[start of DATASET CONTENT]

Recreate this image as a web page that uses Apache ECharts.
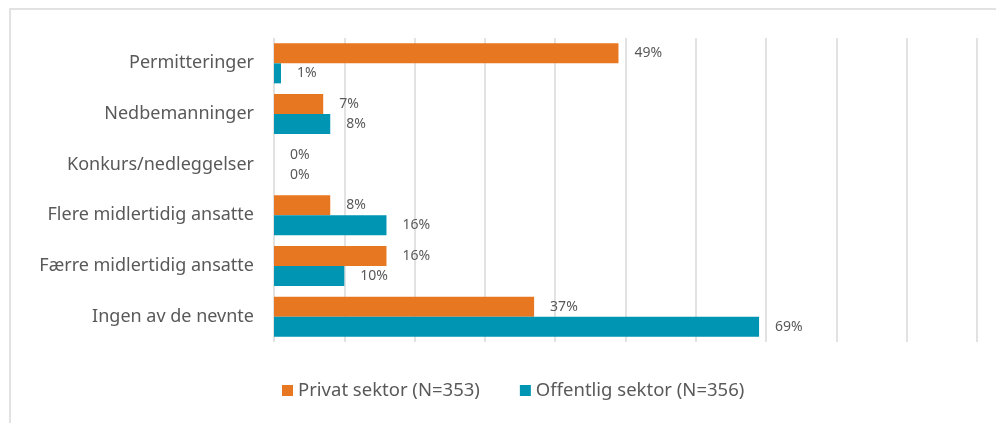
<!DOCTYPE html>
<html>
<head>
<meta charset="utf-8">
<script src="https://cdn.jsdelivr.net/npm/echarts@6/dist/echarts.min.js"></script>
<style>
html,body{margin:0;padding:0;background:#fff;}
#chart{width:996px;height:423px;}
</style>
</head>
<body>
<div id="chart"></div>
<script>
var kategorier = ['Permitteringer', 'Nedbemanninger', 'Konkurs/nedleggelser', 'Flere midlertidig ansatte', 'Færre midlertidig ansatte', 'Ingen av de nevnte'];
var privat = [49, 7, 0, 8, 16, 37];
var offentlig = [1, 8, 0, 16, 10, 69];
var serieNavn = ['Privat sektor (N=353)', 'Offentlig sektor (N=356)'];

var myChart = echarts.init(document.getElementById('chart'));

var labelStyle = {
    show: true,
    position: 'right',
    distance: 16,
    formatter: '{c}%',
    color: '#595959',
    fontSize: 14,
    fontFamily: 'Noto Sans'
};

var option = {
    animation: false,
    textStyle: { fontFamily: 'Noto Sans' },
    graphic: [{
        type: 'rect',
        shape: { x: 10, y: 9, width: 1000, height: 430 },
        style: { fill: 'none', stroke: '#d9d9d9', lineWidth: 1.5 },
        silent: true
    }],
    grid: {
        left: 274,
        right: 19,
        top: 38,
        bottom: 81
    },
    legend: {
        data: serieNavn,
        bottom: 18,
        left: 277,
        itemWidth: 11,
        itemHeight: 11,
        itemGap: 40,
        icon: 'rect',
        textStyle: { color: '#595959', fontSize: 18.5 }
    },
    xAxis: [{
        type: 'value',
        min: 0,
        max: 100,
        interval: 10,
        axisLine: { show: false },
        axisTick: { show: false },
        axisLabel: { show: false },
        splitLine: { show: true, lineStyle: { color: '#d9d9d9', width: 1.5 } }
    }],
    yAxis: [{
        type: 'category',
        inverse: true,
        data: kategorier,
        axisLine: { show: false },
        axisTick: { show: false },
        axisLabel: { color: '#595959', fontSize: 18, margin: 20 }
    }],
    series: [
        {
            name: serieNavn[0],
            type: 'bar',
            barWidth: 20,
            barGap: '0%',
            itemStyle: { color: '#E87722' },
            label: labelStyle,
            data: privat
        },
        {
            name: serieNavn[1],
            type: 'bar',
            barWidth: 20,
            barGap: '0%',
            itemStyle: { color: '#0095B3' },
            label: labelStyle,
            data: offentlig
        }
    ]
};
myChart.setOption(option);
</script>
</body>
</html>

[end of DATASET CONTENT]

TASK STATEMENT ::
In this exercise, set down all of the data exactly, without the pictures.

RESPONSE TO THIS TASK ::
Recreate this image as a web page that uses Apache ECharts.
<!DOCTYPE html>
<html>
<head>
<meta charset="utf-8">
<script src="https://cdn.jsdelivr.net/npm/echarts@6/dist/echarts.min.js"></script>
<style>
html,body{margin:0;padding:0;background:#fff;}
#chart{width:996px;height:423px;}
</style>
</head>
<body>
<div id="chart"></div>
<script>
var kategorier = ['Permitteringer', 'Nedbemanninger', 'Konkurs/nedleggelser', 'Flere midlertidig ansatte', 'Færre midlertidig ansatte', 'Ingen av de nevnte'];
var privat = [49, 7, 0, 8, 16, 37];
var offentlig = [1, 8, 0, 16, 10, 69];
var serieNavn = ['Privat sektor (N=353)', 'Offentlig sektor (N=356)'];

var myChart = echarts.init(document.getElementById('chart'));

var labelStyle = {
    show: true,
    position: 'right',
    distance: 16,
    formatter: '{c}%',
    color: '#595959',
    fontSize: 14,
    fontFamily: 'Noto Sans'
};

var option = {
    animation: false,
    textStyle: { fontFamily: 'Noto Sans' },
    graphic: [{
        type: 'rect',
        shape: { x: 10, y: 9, width: 1000, height: 430 },
        style: { fill: 'none', stroke: '#d9d9d9', lineWidth: 1.5 },
        silent: true
    }],
    grid: {
        left: 274,
        right: 19,
        top: 38,
        bottom: 81
    },
    legend: {
        data: serieNavn,
        bottom: 18,
        left: 277,
        itemWidth: 11,
        itemHeight: 11,
        itemGap: 40,
        icon: 'rect',
        textStyle: { color: '#595959', fontSize: 18.5 }
    },
    xAxis: [{
        type: 'value',
        min: 0,
        max: 100,
        interval: 10,
        axisLine: { show: false },
        axisTick: { show: false },
        axisLabel: { show: false },
        splitLine: { show: true, lineStyle: { color: '#d9d9d9', width: 1.5 } }
    }],
    yAxis: [{
        type: 'category',
        inverse: true,
        data: kategorier,
        axisLine: { show: false },
        axisTick: { show: false },
        axisLabel: { color: '#595959', fontSize: 18, margin: 20 }
    }],
    series: [
        {
            name: serieNavn[0],
            type: 'bar',
            barWidth: 20,
            barGap: '0%',
            itemStyle: { color: '#E87722' },
            label: labelStyle,
            data: privat
        },
        {
            name: serieNavn[1],
            type: 'bar',
            barWidth: 20,
            barGap: '0%',
            itemStyle: { color: '#0095B3' },
            label: labelStyle,
            data: offentlig
        }
    ]
};
myChart.setOption(option);
</script>
</body>
</html>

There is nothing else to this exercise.